February 14, 2018
Lloyd Blankfein, chairman and chief executive officer of Goldman Sachs Group Inc., speaks during a discussion at the Goldman Sachs 10,000 Small Businesses Summit (Andrew Harrer/Bloomberg via Getty Images)
Goldman Sachs Group, long an investment banking and trading powerhouse, is putting a new emphasis on its wealth management business that was long a corporate afterthought, company CEO Lloyd Blankfein said in a presentation on Tuesday.
Taking a page from such retail brokerage juggernauts such as Morgan Stanley, Blankfein touted the benefits of having a “diversified franchise” and broke out statistics to show it.
The company’s Private Wealth Management division is part of the investment management division that fueled 19% of Goldman’s 2017 revenue (up from 11% in 2016), and has the potential to provide $1 billion of annual revenue, surpassing investment banking, he said.
Though Goldman’s brokerage force comprises only about 700 advisors—compared with more than 15,000 at its biggest U.S. competitors—Blankfein aims to increase the size of the force by about 30%, or some 210 brokers, by 2020, according to his presentation at a Credit Suisse financial services conference in Florida.
Notwithstanding its small size, Blankfein boasted that his wealth managers added $17 billion of net “long-term fee-based” customer assets last year and produced a staggering average of about $4.5 million per broker.

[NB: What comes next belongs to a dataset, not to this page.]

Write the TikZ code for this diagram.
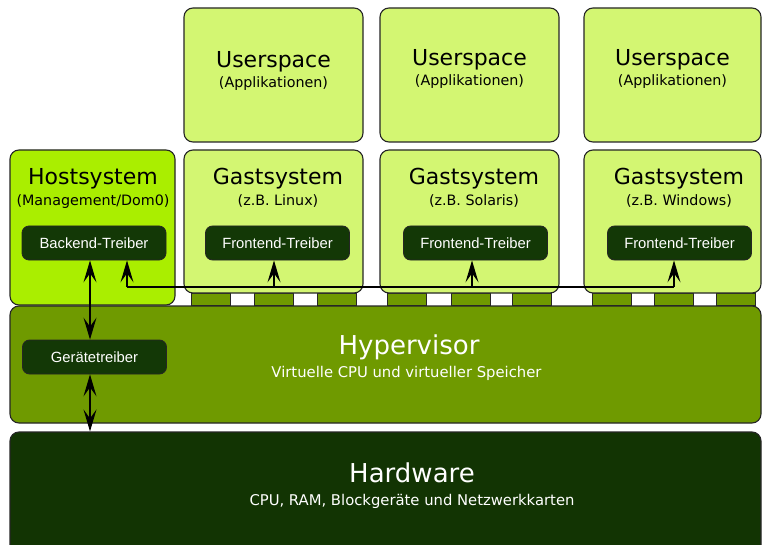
\documentclass[tikz,border=0pt]{standalone}
\usepackage{fontspec}
\setmainfont{DejaVu Sans}
\newfontfamily\drvfont{Liberation Sans}
\usetikzlibrary{arrows.meta}

\definecolor{paleGreen}{RGB}{211,246,114}
\definecolor{limeGreen}{RGB}{170,238,0}
\definecolor{oliveGreen}{RGB}{111,154,0}
\definecolor{forestDark}{RGB}{18,52,3}
\definecolor{driverDark}{RGB}{19,56,6}
\definecolor{edgeGray}{RGB}{38,38,38}

\begin{document}
\begin{tikzpicture}[x=1pt,y=-1pt,
  panel/.style={draw=edgeGray, line width=1.1pt, rounded corners=9pt, inner sep=0pt},
  lugbox/.style={draw=edgeGray, line width=1pt, fill=oliveGreen, inner sep=0pt,
    minimum width=39pt, minimum height=12pt},
  drvbox/.style={draw=edgeGray, line width=0.8pt, fill=driverDark, rounded corners=7pt,
    minimum width=144pt, minimum height=34pt, inner sep=0pt, text=white,
    font=\drvfont\fontsize{14.8}{16}\selectfont},
  bigtitle/.style={anchor=base, inner sep=0pt, font=\fontsize{22}{24}\selectfont},
  subtitle/.style={anchor=base, inner sep=0pt, font=\fontsize{14.3}{16}\selectfont},
  layertitle/.style={anchor=base, inner sep=0pt, text=white, font=\fontsize{26}{28}\selectfont},
  layersub/.style={anchor=base, inner sep=0pt, text=white, font=\fontsize{14.8}{16}\selectfont},
  arr/.style={line width=1.4pt, draw=black},
  head/.tip={Stealth[length=22pt,width=13pt,inset=9pt]}
]
\clip (0,0) rectangle (762,545);
\fill[white] (0,0) rectangle (762,545);

% Hardware layer
\node[panel, fill=forestDark, minimum width=751pt, minimum height=140pt] (hw) at (385.5,502) {};
\node[layertitle] (hwT) at (412,482) {Hardware};
\node[layersub] (hwS) at (412,505) {CPU, RAM, Blockgeräte und Netzwerkkarten};

% Hypervisor layer
\node[panel, fill=oliveGreen, minimum width=751pt, minimum height=117pt] (hyp) at (385.5,364.5) {};
\node[layertitle] (hypT) at (409,354) {Hypervisor};
\node[layersub] (hypS) at (406.5,377) {Virtuelle CPU und virtueller Speicher};

% Connector lugs under the guest systems
\node[lugbox] (l11) at (211,299) {};
\node[lugbox] (l12) at (273.5,299) {};
\node[lugbox] (l13) at (336.5,299) {};
\node[lugbox] (l21) at (407,299) {};
\node[lugbox] (l22) at (470.5,299) {};
\node[lugbox] (l23) at (531.5,299) {};
\node[lugbox] (l31) at (612,299) {};
\node[lugbox] (l32) at (673.5,299) {};
\node[lugbox] (l33) at (736,299) {};

% Userspace boxes
\node[panel, fill=paleGreen, minimum width=179pt, minimum height=134pt] (us1) at (273.5,75) {};
\node[panel, fill=paleGreen, minimum width=179pt, minimum height=134pt] (us2) at (469.5,75) {};
\node[panel, fill=paleGreen, minimum width=177pt, minimum height=134pt] (us3) at (672.5,75) {};
\node[bigtitle] (us1T) at (273.5,68) {Userspace};
\node[subtitle] (us1S) at (273.5,88) {(Applikationen)};
\node[bigtitle] (us2T) at (469.5,66) {Userspace};
\node[subtitle] (us2S) at (469.5,86) {(Applikationen)};
\node[bigtitle] (us3T) at (672.5,66) {Userspace};
\node[subtitle] (us3S) at (672.5,86) {(Applikationen)};

% Host system
\node[panel, fill=limeGreen, minimum width=165pt, minimum height=155pt] (host) at (92.5,227.5) {};
\node[bigtitle] (hostT) at (93,185) {Hostsystem};
\node[subtitle] (hostS) at (93,206) {(Management/Dom0)};

% Guest systems
\node[panel, fill=paleGreen, minimum width=179pt, minimum height=143pt] (g1) at (273.5,221.5) {};
\node[panel, fill=paleGreen, minimum width=179pt, minimum height=143pt] (g2) at (469.5,221.5) {};
\node[panel, fill=paleGreen, minimum width=177pt, minimum height=143pt] (g3) at (672.5,221.5) {};
\node[bigtitle] (g1T) at (278,185) {Gastsystem};
\node[subtitle] (g1S) at (278,206) {(z.B. Linux)};
\node[bigtitle] (g2T) at (474,185) {Gastsystem};
\node[subtitle] (g2S) at (474,206) {(z.B. Solaris)};
\node[bigtitle] (g3T) at (679,185) {Gastsystem};
\node[subtitle] (g3S) at (679,206) {(z.B. Windows)};

% Drivers
\node[drvbox] (bk) at (94,243) {Backend-Treiber};
\node[drvbox] (f1) at (277.5,243) {Frontend-Treiber};
\node[drvbox] (f2) at (475.5,243) {Frontend-Treiber};
\node[drvbox] (f3) at (679.5,243) {Frontend-Treiber};
\node[drvbox] (gt) at (94.5,357) {Gerätetreiber};

% Device path: backend <-> device driver <-> hardware
\draw[arr, head-head] ([xshift=-4pt]bk.south) -- ([xshift=-4.5pt]gt.north);
\draw[arr, head-head] ([xshift=-4.5pt]gt.south) -- ([xshift=-4.5pt]gt.south |- hw.north);

% Split-driver bus between backend and frontends
\coordinate (busL) at ([xshift=33pt]bk.south |- 0,287);
\coordinate (busR) at ([xshift=-5.5pt]f3.south |- 0,287);
\draw[arr, -head] (busL) -- ([xshift=33pt]bk.south);
\draw[arr] (busL) -- (busR);
\draw[arr, -head] ([xshift=-3.5pt]f1.south |- busL) -- ([xshift=-3.5pt]f1.south);
\draw[arr, -head] ([xshift=-3.5pt]f2.south |- busL) -- ([xshift=-3.5pt]f2.south);
\draw[arr, -head] (busR) -- ([xshift=-5.5pt]f3.south);
\end{tikzpicture}
\end{document}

That’s “much higher than our large bank competitors,” he said.
Morgan Stanley, which has around 15,700 advisors, reported average annualized production per advisor of $1.12 million in last year’s fourth quarter. Merrill Lynch’s 14,900 advisors produced around $944,000 annualized per advisor.
“Wealth creation is expanding at a fast clip, and given the strength and offering of our brand, we haven’t seen the limit to where this segment of the market can grow,” Blankfein said. “The world seems to be growing rich people faster than we can grow advisors to cover them.”
Goldman, which in the past has said that it has no expertise in serving retail customers, has changed its tune as its traditional strengths in trading have been weakened by post-financial-crisis rules and regulations.
Its small wealth unit was aimed primarily at servicing executives of its large banking clients. but Blankfein said that ultra-wealthy focus is paying off as they generate around $4.5 million in annual revenue on average, which is “much higher than our large bank competitors.”
Goldman has recently expanded into consumer lending. While headlines have focused on its Marcus online loan business and possible plans to buy personal financial startup Clarity, Blankfein on Tuesday said that private wealth advisors are adding fuel to the business. The wealth unit made $3 billion of collateralized loans to high-net-worth customers in 2017, driving lending revenue in the unit up 30% from 2016.
Goldman also last year launched Goldman Sachs Private Bank Select, which offers securities-backed loans to customers of registered investment advisors through third-party wealth management platforms serving $4 trillion of client assets.
“GS Select is just getting started,” Blankfein said.
To be sure, Goldman suffered some attrition from its wealth unit last year, despite its unusual requirement that top advisors take several months of “garden leave” if they want to collect deferred pay when they resign. As previously reported, Goldman lost big teams in 2017 in Washington D.C., Chicago and San Francisco.
A Goldman spokesman said he could not immediately elaborate on Blankfein’s remarks.